▸ **Supplied information**:
----

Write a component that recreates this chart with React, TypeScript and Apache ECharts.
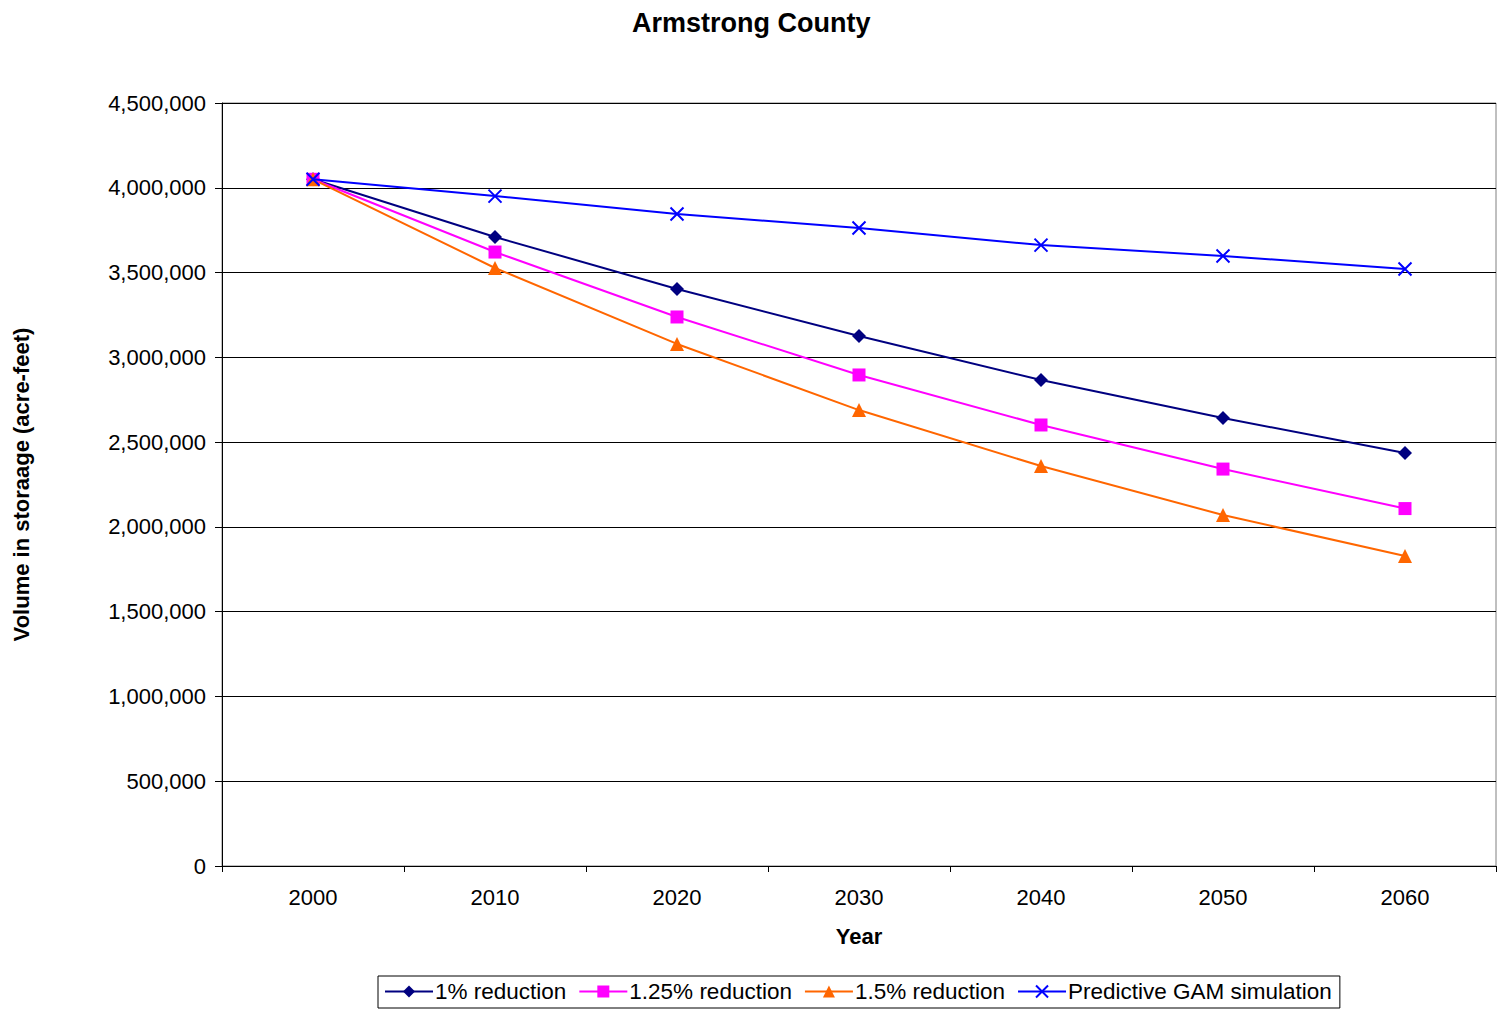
import React, { useEffect, useRef } from "react";
import * as echarts from "echarts";

const years = ["2000", "2010", "2020", "2030", "2040", "2050", "2060"];
const reduction1 = [4050000, 3710000, 3403000, 3126000, 2866000, 2642000, 2436000];
const reduction125 = [4050000, 3621000, 3238000, 2896000, 2601000, 2341000, 2108000];
const reduction15 = [4050000, 3527000, 3079000, 2689000, 2359000, 2070000, 1828000];
const gamSimulation = [4050000, 3951000, 3845000, 3763000, 3662000, 3598000, 3521000];

const FONT = "'Liberation Sans', Arial, Helvetica, sans-serif";

const fmt = (v: number) => v.toLocaleString("en-US");

export default function App() {
  const ref = useRef<HTMLDivElement>(null);

  useEffect(() => {
    if (!ref.current) return;
    const chart = echarts.init(ref.current, undefined, { renderer: "svg" });

    const lineSeries = (name: string, data: number[], color: string, symbol: string, size: number, extra: any = {}) => ({
      name,
      type: "line",
      data,
      symbol,
      symbolSize: size,
      showAllSymbol: true,
      lineStyle: { color, width: 2 },
      itemStyle: { color, borderColor: color, borderWidth: 0 },
      emphasis: { disabled: true },
      z: extra.z ?? 2,
      ...extra,
    });

    chart.setOption({
      animation: false,
      backgroundColor: "#ffffff",
      textStyle: { fontFamily: FONT, color: "#000" },
      title: {
        text: "Armstrong County",
        left: 627,
        top: 4,
        textStyle: { fontFamily: FONT, fontSize: 27, fontWeight: "bold", color: "#000" },
      },
      grid: {
        left: 222,
        right: 1,
        top: 103,
        bottom: 144,
        show: true,
        borderColor: "#808080",
        borderWidth: 1,
        backgroundColor: "transparent",
      },
      legend: {
        top: 976,
        left: 378,
        data: ["1% reduction", "1.25% reduction", "1.5% reduction", "Predictive GAM simulation"],
        itemWidth: 48,
        itemHeight: 15,
        itemGap: 12,
        padding: [4, 8, 5, 6],
        borderColor: "#000",
        borderWidth: 1,
        textStyle: { fontFamily: FONT, fontSize: 22.5, color: "#000", padding: [0, 0, 0, -3] },
      },
      xAxis: {
        type: "category",
        data: years,
        boundaryGap: true,
        name: "Year",
        nameLocation: "middle",
        nameGap: 59,
        nameTextStyle: { fontFamily: FONT, fontSize: 22, fontWeight: "bold", color: "#000" },
        axisLine: { show: true, lineStyle: { color: "#000", width: 1 } },
        axisTick: { show: true, length: 6, inside: false, lineStyle: { color: "#000" } },
        axisLabel: { fontFamily: FONT, fontSize: 22, color: "#000", margin: 20 },
        splitLine: { show: false },
      },
      yAxis: {
        type: "value",
        min: 0,
        max: 4500000,
        interval: 500000,
        name: "Volume in storaage (acre-feet)",
        nameLocation: "middle",
        nameGap: 190,
        nameRotate: 90,
        nameTextStyle: { fontFamily: FONT, fontSize: 22, fontWeight: "bold", color: "#000" },
        axisLine: { show: true, lineStyle: { color: "#000", width: 1 } },
        axisTick: { show: true, length: 7, inside: false, lineStyle: { color: "#000" } },
        axisLabel: { fontFamily: FONT, fontSize: 22, color: "#000", margin: 16, formatter: (v: number) => fmt(v) },
        splitLine: { show: true, lineStyle: { color: "#000", width: 1 } },
      },
      series: [
        lineSeries("1% reduction", reduction1, "#000080", "diamond", 14),
        lineSeries("1.25% reduction", reduction125, "#FF00FF", "rect", 13),
        lineSeries("1.5% reduction", reduction15, "#FF6600", "triangle", 14),
        {
          ...lineSeries("Predictive GAM simulation", gamSimulation, "#0000FF", "path://M0,0L10,10M10,0L0,10", 13, { z: 3 }),
          itemStyle: { color: "#0000FF", borderColor: "#0000FF", borderWidth: 2 },
        },
      ],
    });

    return () => chart.dispose();
  }, []);

  return (
    <div
      ref={ref}
      style={{ position: "fixed", left: 0, top: 0, width: 1497, height: 1010, background: "#fff" }}
    />
  );
}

----

▸ **What to produce**:
In the copy, include no pictures; restate the listing above exactly.

▸ **Result of the exercise**:
Write a component that recreates this chart with React, TypeScript and Apache ECharts.
import React, { useEffect, useRef } from "react";
import * as echarts from "echarts";

const years = ["2000", "2010", "2020", "2030", "2040", "2050", "2060"];
const reduction1 = [4050000, 3710000, 3403000, 3126000, 2866000, 2642000, 2436000];
const reduction125 = [4050000, 3621000, 3238000, 2896000, 2601000, 2341000, 2108000];
const reduction15 = [4050000, 3527000, 3079000, 2689000, 2359000, 2070000, 1828000];
const gamSimulation = [4050000, 3951000, 3845000, 3763000, 3662000, 3598000, 3521000];

const FONT = "'Liberation Sans', Arial, Helvetica, sans-serif";

const fmt = (v: number) => v.toLocaleString("en-US");

export default function App() {
  const ref = useRef<HTMLDivElement>(null);

  useEffect(() => {
    if (!ref.current) return;
    const chart = echarts.init(ref.current, undefined, { renderer: "svg" });

    const lineSeries = (name: string, data: number[], color: string, symbol: string, size: number, extra: any = {}) => ({
      name,
      type: "line",
      data,
      symbol,
      symbolSize: size,
      showAllSymbol: true,
      lineStyle: { color, width: 2 },
      itemStyle: { color, borderColor: color, borderWidth: 0 },
      emphasis: { disabled: true },
      z: extra.z ?? 2,
      ...extra,
    });

    chart.setOption({
      animation: false,
      backgroundColor: "#ffffff",
      textStyle: { fontFamily: FONT, color: "#000" },
      title: {
        text: "Armstrong County",
        left: 627,
        top: 4,
        textStyle: { fontFamily: FONT, fontSize: 27, fontWeight: "bold", color: "#000" },
      },
      grid: {
        left: 222,
        right: 1,
        top: 103,
        bottom: 144,
        show: true,
        borderColor: "#808080",
        borderWidth: 1,
        backgroundColor: "transparent",
      },
      legend: {
        top: 976,
        left: 378,
        data: ["1% reduction", "1.25% reduction", "1.5% reduction", "Predictive GAM simulation"],
        itemWidth: 48,
        itemHeight: 15,
        itemGap: 12,
        padding: [4, 8, 5, 6],
        borderColor: "#000",
        borderWidth: 1,
        textStyle: { fontFamily: FONT, fontSize: 22.5, color: "#000", padding: [0, 0, 0, -3] },
      },
      xAxis: {
        type: "category",
        data: years,
        boundaryGap: true,
        name: "Year",
        nameLocation: "middle",
        nameGap: 59,
        nameTextStyle: { fontFamily: FONT, fontSize: 22, fontWeight: "bold", color: "#000" },
        axisLine: { show: true, lineStyle: { color: "#000", width: 1 } },
        axisTick: { show: true, length: 6, inside: false, lineStyle: { color: "#000" } },
        axisLabel: { fontFamily: FONT, fontSize: 22, color: "#000", margin: 20 },
        splitLine: { show: false },
      },
      yAxis: {
        type: "value",
        min: 0,
        max: 4500000,
        interval: 500000,
        name: "Volume in storaage (acre-feet)",
        nameLocation: "middle",
        nameGap: 190,
        nameRotate: 90,
        nameTextStyle: { fontFamily: FONT, fontSize: 22, fontWeight: "bold", color: "#000" },
        axisLine: { show: true, lineStyle: { color: "#000", width: 1 } },
        axisTick: { show: true, length: 7, inside: false, lineStyle: { color: "#000" } },
        axisLabel: { fontFamily: FONT, fontSize: 22, color: "#000", margin: 16, formatter: (v: number) => fmt(v) },
        splitLine: { show: true, lineStyle: { color: "#000", width: 1 } },
      },
      series: [
        lineSeries("1% reduction", reduction1, "#000080", "diamond", 14),
        lineSeries("1.25% reduction", reduction125, "#FF00FF", "rect", 13),
        lineSeries("1.5% reduction", reduction15, "#FF6600", "triangle", 14),
        {
          ...lineSeries("Predictive GAM simulation", gamSimulation, "#0000FF", "path://M0,0L10,10M10,0L0,10", 13, { z: 3 }),
          itemStyle: { color: "#0000FF", borderColor: "#0000FF", borderWidth: 2 },
        },
      ],
    });

    return () => chart.dispose();
  }, []);

  return (
    <div
      ref={ref}
      style={{ position: "fixed", left: 0, top: 0, width: 1497, height: 1010, background: "#fff" }}
    />
  );
}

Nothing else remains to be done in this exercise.